На стене слева от сэра Роберта Хайсмита громко тикали старинные часы, висящие в проеме между книжными полками; сэр Роберт разложил на столе свои бумаги и записи и откинулся на спинку стула, упершись руками в бедра. Несколько длинных минут он изучал сидящих перед ним членов коллегии. В английском суде барристер вынужден стоять за перилами, ограждающими его рабочее место, что лишает его возможности воздействовать на аудиторию, прохаживаясь перед ней и жестикулируя. Не имея права разгуливать по залу суда, он должен мгновенно соображать, обращаясь к присяжным и судье, стараясь при помощи красноречия и жестов сразу же доносить до слушателей свои мысли.
— Ваша честь, члены суда присяжных, — поднявшись, начал Хайсмит, — нам предстоит рассмотреть дело о возмещении убытков за клеветническое обвинение. Клевета в английском суде подлежит осуждению. И перед нами стоит необходимость расстаться с уютным Лондоном 1967 года и углубиться во тьму ночных кошмаров нацистского концентрационного лагеря, существовавшего чуть более двадцати лет назад, который представлял собой самое ужасное подобие ада, когда-либо созданного человеком на земле.
Он взял экземпляр книги «Холокауст», с подчеркнутой неторопливостью открыл ее на 167 странице и помедлил, внимательно вглядываясь по отдельности в каждого члена коллегии присяжных, в мужчин и женщин. Затем он зачитал текст, подчеркнуто выделяя каждое слово:
— «Из всех концентрационных лагерей самой мрачной славой пользовалась Ядвига. Именно там эсэсовский врач полковник Адольф Восс основал исследовательский центр с целью разработки методики массовой стерилизации, когда людей использовали как подопытных морских свинок; здесь же полковник СС доктор Отто Фленсберг и его ассистенты ставили ужасающие эксперименты на людях. В небезызвестном пятом бараке проводились хирургические операции, и на счету доктора Кельно не менее пятнадцати тысяч таких операций, которые он делал без наркоза». Леди и джентльмены, члены суда, разрешите мне повторить эту фразу: «...не менее пятнадцати тысяч таких операций, которые он делал без наркоза».
Резко захлопнув книгу, Хайсмит с грохотом бросил ее на стол и поднял глаза к потолку.
— Можно ли представить себе, — воскликнул он, — более ужасное, более оскорбительное и подлое обвинение! — Он стоял, покачиваясь на носках и переминаясь с ноги на ногу, словно боксер перед боем; «р» раскатисто звучало в его речи. — Можно ли представить себе более грязное обвинение в адрес врача, известность которого выходит далеко за пределы его клиники! Я мог бы зачитать бесчисленные благодарственные послания в его адрес, но они будут представлены вам.
— У вас есть какие-то возражения, мистер Баннистер? — спросил судья.

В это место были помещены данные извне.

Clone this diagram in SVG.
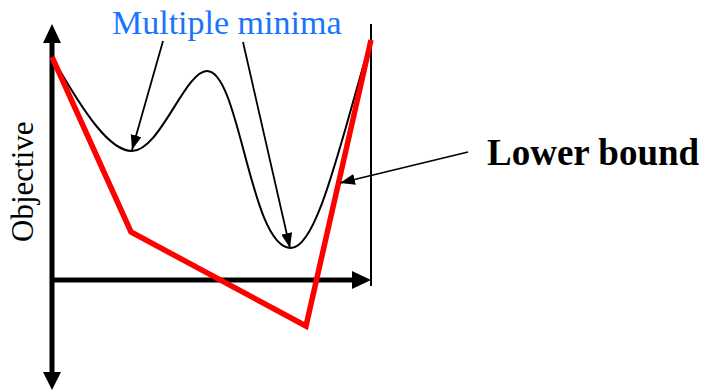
<svg xmlns="http://www.w3.org/2000/svg" width="707" height="391" viewBox="0 0 707 391">
<style>
text{font-family:'Liberation Serif','Times New Roman',serif}
.axis{stroke:#000;stroke-width:5;fill:none}
.thin{stroke:#000;stroke-width:2;fill:none}
.ptr{stroke:#000;stroke-width:1.8;fill:none}
.bound{stroke:#ff0000;stroke-width:5.5;fill:none;stroke-linejoin:miter}
</style>
<defs>
<marker id="ah" viewBox="0 0 15 11" refX="15" refY="5.5" markerWidth="15" markerHeight="11" markerUnits="userSpaceOnUse" orient="auto">
<path d="M0,0 L15,5.5 L0,11 Z" fill="#000"/>
</marker>
</defs>
<rect width="707" height="391" fill="#fff"/>
<g id="axes">
<line class="axis" x1="52" y1="40" x2="52" y2="376"/>
<polygon points="52,24 43,43 61,43" fill="#000"/>
<polygon points="52,390 43,372 61,372" fill="#000"/>
<line class="axis" x1="50" y1="280" x2="355" y2="280"/>
<polygon points="371,280 352,271 352,289" fill="#000"/>
<line class="thin" x1="371" y1="24" x2="371" y2="286"/>
</g>
<g id="objective-curve">
<path class="thin" d="M52,57 C85,115 110,151 132,151 C160,151 185,71 207,71 C240,71 250,248 291,248 C318,248 342,135 371,40"/>
</g>
<g id="lower-bound-curve">
<polyline class="bound" points="52,57 131,232 306,326 371,40"/>
</g>
<g id="connectors">
<line class="ptr" x1="163" y1="41" x2="132" y2="150" marker-end="url(#ah)"/>
<line class="ptr" x1="243" y1="42" x2="290" y2="248" marker-end="url(#ah)"/>
<line class="ptr" x1="468" y1="152" x2="340" y2="183" marker-end="url(#ah)"/>
</g>
<g id="label-multiple-minima">
<text x="112" y="34" font-size="34" fill="#1a73ff">Multiple minima</text>
</g>
<g id="label-lower-bound">
<text x="487" y="165" font-size="37" font-weight="bold" fill="#000">Lower bound</text>
</g>
<g id="label-objective">
<text transform="translate(33,242) rotate(-90)" font-size="31" fill="#000">Objective</text>
</g>
</svg>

— Я бы хотел узнать, что мой уважаемый противник собирается предъявить суду присяжных.
— Ходатайства, — ответил Хайсмит, — внушительную пачку ходатайств.
Томас Баннистер взял их стопку и протянул О'Коннору, который, быстро просмотрев их, шепнул несколько слов.
— Мы согласны — но с одной оговоркой. У нас есть право рассмотреть их и дополнить, в ходе чего могут быть представлены существенные уточнения.
Каждому из членов коллегии была вручена пачка бумаг. Мистер Гилрой попросил их не углубляться тотчас же в чтение. Это был первый шаг в их юридическом образовании, которое доставило им много хлопот.
— В делах по обвинению в клевете ответчику должны быть предъявлены три обвинения. Первое опубликовал ли ответчик данный текст? Он не собирается это отрицать. Второе — имеет ли этот текст отношение к моему клиенту? Ибо слова могут и не его иметь в виду. И, наконец, носит ли утверждение оскорбительный характер? Мы собираемся доказать все вышесказанное, учитывая, что ответчик отказывается признать свои обвинения ложными. Формально данное дело представляется совершенно ясным, и я готов приступить к обоснованию своей точки зрения. Но первым делом я хотел бы пригласить на свидетельское место сэра Адама Кельно, чтобы вы могли составить себе представление об этом человеке и оценить клевету, жертвой которой он стал.